#### WRITTEN INSTRUCTION:
Output all the data exactly. Pictures do not belong in the copy.

#### AVAILABLE DATA:
>>>>

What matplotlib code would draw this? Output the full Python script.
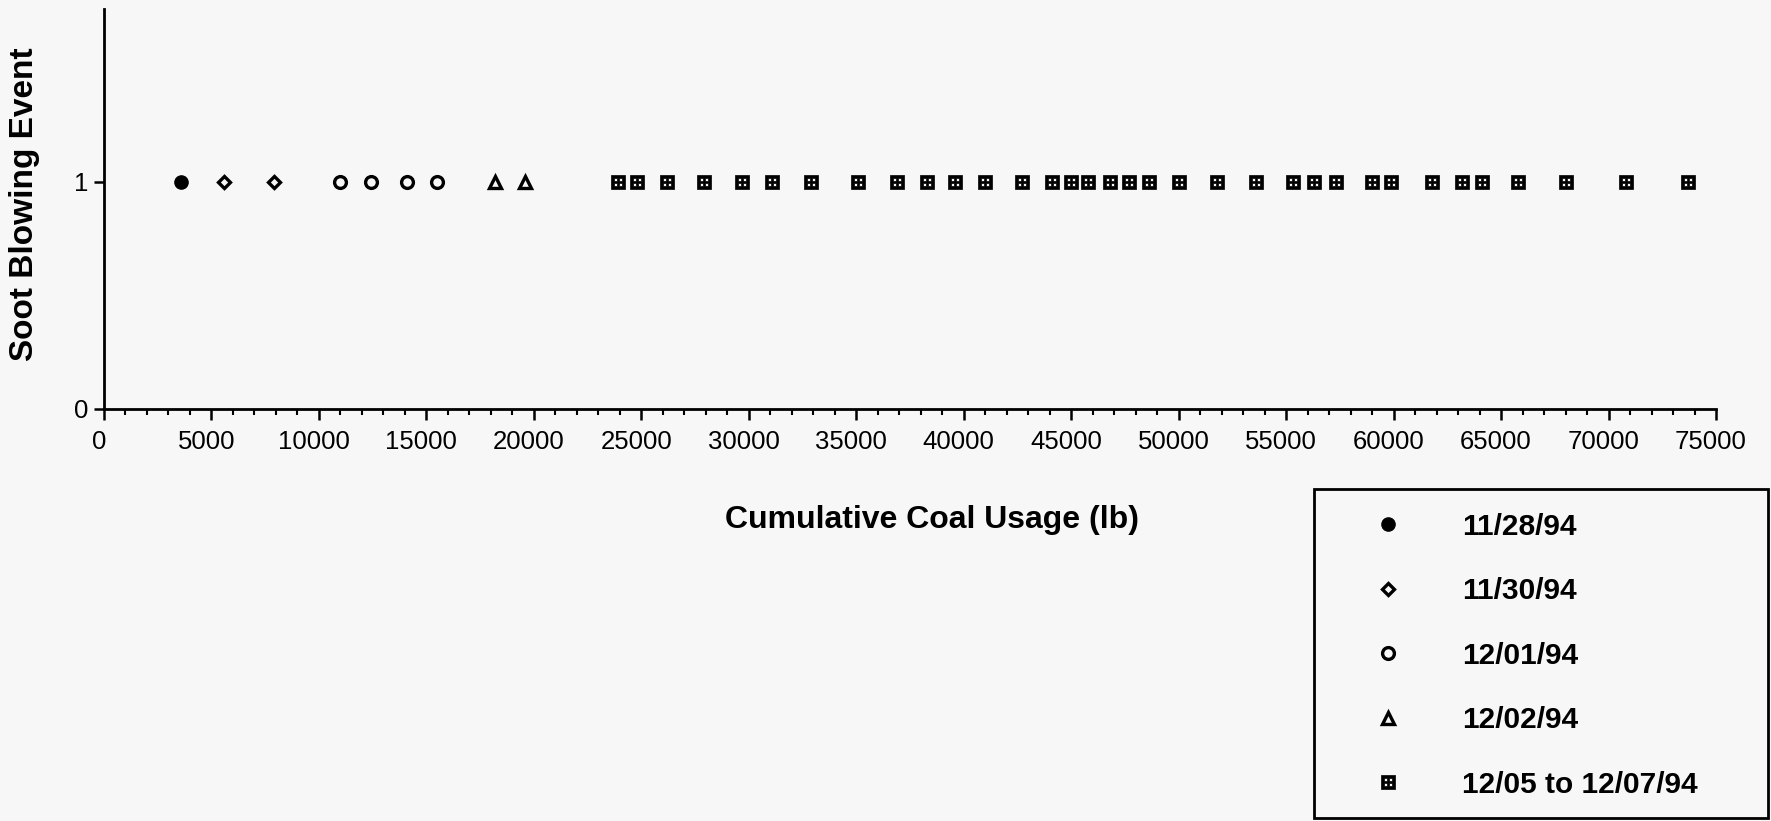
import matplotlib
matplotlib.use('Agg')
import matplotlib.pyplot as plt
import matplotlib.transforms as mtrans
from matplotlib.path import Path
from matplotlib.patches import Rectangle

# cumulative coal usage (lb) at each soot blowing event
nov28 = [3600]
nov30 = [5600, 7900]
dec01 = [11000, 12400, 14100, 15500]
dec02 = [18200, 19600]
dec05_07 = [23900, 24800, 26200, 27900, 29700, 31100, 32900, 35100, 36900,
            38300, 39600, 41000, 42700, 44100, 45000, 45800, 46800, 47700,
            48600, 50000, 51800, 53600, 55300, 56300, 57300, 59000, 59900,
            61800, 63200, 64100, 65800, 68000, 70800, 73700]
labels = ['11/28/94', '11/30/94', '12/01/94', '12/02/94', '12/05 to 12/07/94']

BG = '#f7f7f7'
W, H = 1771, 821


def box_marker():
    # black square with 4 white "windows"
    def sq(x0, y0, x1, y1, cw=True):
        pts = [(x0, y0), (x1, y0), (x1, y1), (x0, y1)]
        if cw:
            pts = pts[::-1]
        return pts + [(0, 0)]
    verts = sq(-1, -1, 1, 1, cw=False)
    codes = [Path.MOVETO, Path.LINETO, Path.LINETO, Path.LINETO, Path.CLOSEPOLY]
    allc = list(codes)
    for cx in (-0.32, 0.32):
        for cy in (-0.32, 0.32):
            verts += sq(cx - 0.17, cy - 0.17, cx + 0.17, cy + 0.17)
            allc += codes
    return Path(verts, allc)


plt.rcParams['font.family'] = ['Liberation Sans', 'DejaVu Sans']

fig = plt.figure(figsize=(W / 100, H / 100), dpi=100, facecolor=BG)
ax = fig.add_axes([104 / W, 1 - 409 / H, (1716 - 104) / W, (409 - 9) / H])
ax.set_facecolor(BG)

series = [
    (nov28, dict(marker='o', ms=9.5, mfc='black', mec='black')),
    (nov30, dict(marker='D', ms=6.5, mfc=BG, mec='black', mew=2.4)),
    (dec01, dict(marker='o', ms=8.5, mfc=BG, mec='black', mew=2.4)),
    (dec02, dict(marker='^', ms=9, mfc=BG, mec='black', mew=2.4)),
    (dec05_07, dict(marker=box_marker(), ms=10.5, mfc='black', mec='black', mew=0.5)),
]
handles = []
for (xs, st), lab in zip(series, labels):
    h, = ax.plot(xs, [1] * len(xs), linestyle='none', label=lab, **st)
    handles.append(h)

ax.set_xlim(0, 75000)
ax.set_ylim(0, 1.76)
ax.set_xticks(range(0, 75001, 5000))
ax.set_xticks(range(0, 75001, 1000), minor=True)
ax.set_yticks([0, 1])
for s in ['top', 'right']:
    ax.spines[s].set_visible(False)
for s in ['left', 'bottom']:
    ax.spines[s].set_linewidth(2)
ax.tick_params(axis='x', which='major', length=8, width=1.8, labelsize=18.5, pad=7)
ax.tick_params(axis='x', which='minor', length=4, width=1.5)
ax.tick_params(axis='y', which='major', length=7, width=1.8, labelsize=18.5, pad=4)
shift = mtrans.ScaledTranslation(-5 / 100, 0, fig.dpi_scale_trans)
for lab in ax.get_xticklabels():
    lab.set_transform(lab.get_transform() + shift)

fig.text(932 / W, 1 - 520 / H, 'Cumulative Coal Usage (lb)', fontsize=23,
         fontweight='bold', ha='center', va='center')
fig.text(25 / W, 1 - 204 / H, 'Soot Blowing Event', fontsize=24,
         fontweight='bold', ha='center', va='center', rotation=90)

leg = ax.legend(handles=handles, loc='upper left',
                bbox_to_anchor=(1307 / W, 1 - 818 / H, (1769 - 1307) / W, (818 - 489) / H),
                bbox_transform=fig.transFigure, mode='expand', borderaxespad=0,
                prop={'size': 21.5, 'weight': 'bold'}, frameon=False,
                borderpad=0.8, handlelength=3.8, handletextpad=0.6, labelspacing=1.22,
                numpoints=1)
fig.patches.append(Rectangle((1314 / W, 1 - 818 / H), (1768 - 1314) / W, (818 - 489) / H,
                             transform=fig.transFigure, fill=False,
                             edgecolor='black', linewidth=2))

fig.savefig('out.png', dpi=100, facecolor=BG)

<<<<

#### ANSWER TO THE PROBLEM:
What matplotlib code would draw this? Output the full Python script.
import matplotlib
matplotlib.use('Agg')
import matplotlib.pyplot as plt
import matplotlib.transforms as mtrans
from matplotlib.path import Path
from matplotlib.patches import Rectangle

# cumulative coal usage (lb) at each soot blowing event
nov28 = [3600]
nov30 = [5600, 7900]
dec01 = [11000, 12400, 14100, 15500]
dec02 = [18200, 19600]
dec05_07 = [23900, 24800, 26200, 27900, 29700, 31100, 32900, 35100, 36900,
            38300, 39600, 41000, 42700, 44100, 45000, 45800, 46800, 47700,
            48600, 50000, 51800, 53600, 55300, 56300, 57300, 59000, 59900,
            61800, 63200, 64100, 65800, 68000, 70800, 73700]
labels = ['11/28/94', '11/30/94', '12/01/94', '12/02/94', '12/05 to 12/07/94']

BG = '#f7f7f7'
W, H = 1771, 821


def box_marker():
    # black square with 4 white "windows"
    def sq(x0, y0, x1, y1, cw=True):
        pts = [(x0, y0), (x1, y0), (x1, y1), (x0, y1)]
        if cw:
            pts = pts[::-1]
        return pts + [(0, 0)]
    verts = sq(-1, -1, 1, 1, cw=False)
    codes = [Path.MOVETO, Path.LINETO, Path.LINETO, Path.LINETO, Path.CLOSEPOLY]
    allc = list(codes)
    for cx in (-0.32, 0.32):
        for cy in (-0.32, 0.32):
            verts += sq(cx - 0.17, cy - 0.17, cx + 0.17, cy + 0.17)
            allc += codes
    return Path(verts, allc)


plt.rcParams['font.family'] = ['Liberation Sans', 'DejaVu Sans']

fig = plt.figure(figsize=(W / 100, H / 100), dpi=100, facecolor=BG)
ax = fig.add_axes([104 / W, 1 - 409 / H, (1716 - 104) / W, (409 - 9) / H])
ax.set_facecolor(BG)

series = [
    (nov28, dict(marker='o', ms=9.5, mfc='black', mec='black')),
    (nov30, dict(marker='D', ms=6.5, mfc=BG, mec='black', mew=2.4)),
    (dec01, dict(marker='o', ms=8.5, mfc=BG, mec='black', mew=2.4)),
    (dec02, dict(marker='^', ms=9, mfc=BG, mec='black', mew=2.4)),
    (dec05_07, dict(marker=box_marker(), ms=10.5, mfc='black', mec='black', mew=0.5)),
]
handles = []
for (xs, st), lab in zip(series, labels):
    h, = ax.plot(xs, [1] * len(xs), linestyle='none', label=lab, **st)
    handles.append(h)

ax.set_xlim(0, 75000)
ax.set_ylim(0, 1.76)
ax.set_xticks(range(0, 75001, 5000))
ax.set_xticks(range(0, 75001, 1000), minor=True)
ax.set_yticks([0, 1])
for s in ['top', 'right']:
    ax.spines[s].set_visible(False)
for s in ['left', 'bottom']:
    ax.spines[s].set_linewidth(2)
ax.tick_params(axis='x', which='major', length=8, width=1.8, labelsize=18.5, pad=7)
ax.tick_params(axis='x', which='minor', length=4, width=1.5)
ax.tick_params(axis='y', which='major', length=7, width=1.8, labelsize=18.5, pad=4)
shift = mtrans.ScaledTranslation(-5 / 100, 0, fig.dpi_scale_trans)
for lab in ax.get_xticklabels():
    lab.set_transform(lab.get_transform() + shift)

fig.text(932 / W, 1 - 520 / H, 'Cumulative Coal Usage (lb)', fontsize=23,
         fontweight='bold', ha='center', va='center')
fig.text(25 / W, 1 - 204 / H, 'Soot Blowing Event', fontsize=24,
         fontweight='bold', ha='center', va='center', rotation=90)

leg = ax.legend(handles=handles, loc='upper left',
                bbox_to_anchor=(1307 / W, 1 - 818 / H, (1769 - 1307) / W, (818 - 489) / H),
                bbox_transform=fig.transFigure, mode='expand', borderaxespad=0,
                prop={'size': 21.5, 'weight': 'bold'}, frameon=False,
                borderpad=0.8, handlelength=3.8, handletextpad=0.6, labelspacing=1.22,
                numpoints=1)
fig.patches.append(Rectangle((1314 / W, 1 - 818 / H), (1768 - 1314) / W, (818 - 489) / H,
                             transform=fig.transFigure, fill=False,
                             edgecolor='black', linewidth=2))

fig.savefig('out.png', dpi=100, facecolor=BG)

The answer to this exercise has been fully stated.